I assume that my suggestion will evoke a reaction that your sexuality is at the core of who you are. The same is true for your son. He has a right to be accepted by his parents for being exactly who he is.
When you “forget” a child’s birthday, you are basically negating him as a person. It is as if you are saying that you have forgotten his presence in the world. How very sad for him.
Pressuring your son to change his sexuality is wrong. If you cannot learn to accept him as he is, it might be safest for him to live elsewhere.
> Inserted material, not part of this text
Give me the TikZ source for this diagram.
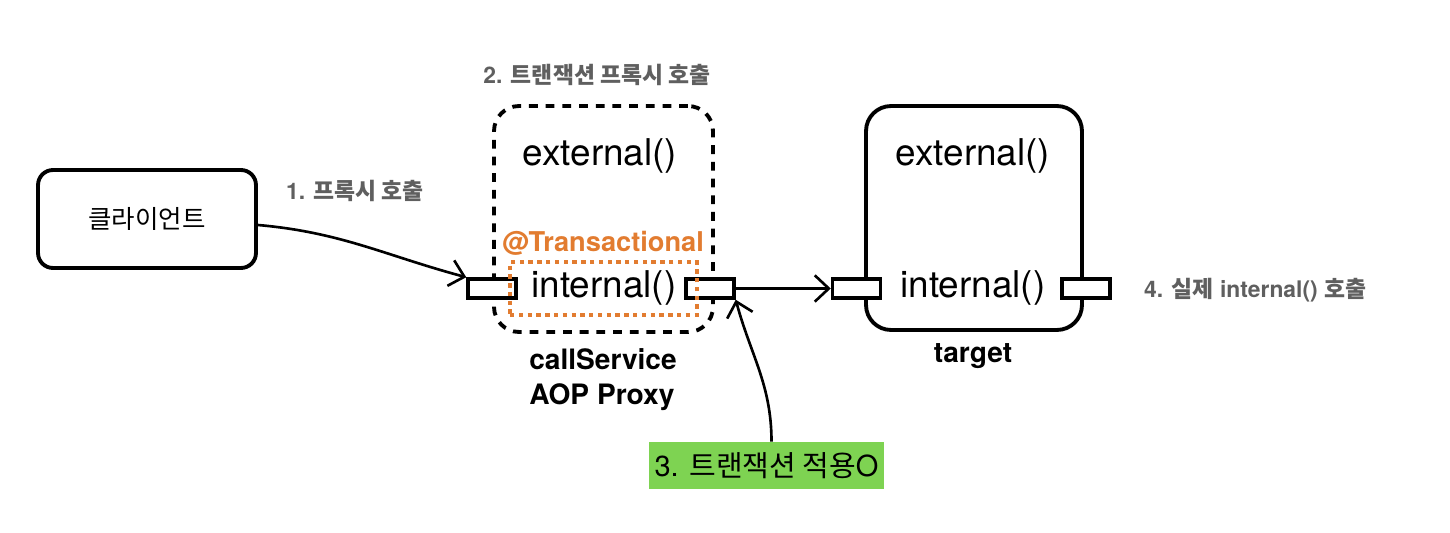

A group that could help you and your family figure out how to navigate this is Pflag.org. This organization is founded for parents, families, friends and allies of LGBT people, and has helped countless families through this challenge. Please research and connect with a local chapter.
Knowing what we do, we also have to question whether Amy Dickinson, herself, had anything to do with either the inquiry or the response when such important agendas as attacking Donald Trump and Christianity and promoting proud displays of homosexuality are at issue. Again, if she were just lending her name to the column in this case it would not be unprecedented. Patricia Bosworth, in her memoir about her father, the leftist and very pro-Zionist activist Bartley Crum, tells us that Crum often wrote articles for the famous columnist, Drew Pearson, without his own name ever appearing.
Finally, I have my own experience with my associate who worked as a flack for the government of Puerto Rico in Washington, the late Scott Runkle. He ran a public relations firm called Washington International Communications, and he regularly planted editorials in newspapers around the country that favored the Puerto Rican government’s position of the moment. Once, he strongly implied to me that a column about Puerto Rico that went out under the name of New York Times columnist, Tom Wicker, was really his handiwork. I was told on the day he died by a very reliable source what I had long suspected, that he was a CIA operative. I describe that experience in detail in “CIA Plots Puerto Rico Statehood.”
Yes, America’s press is dishonest and unfair, but I suspect that Donald Trump still has a lot to learn about how dishonest and unfair and controlled America’s press really is.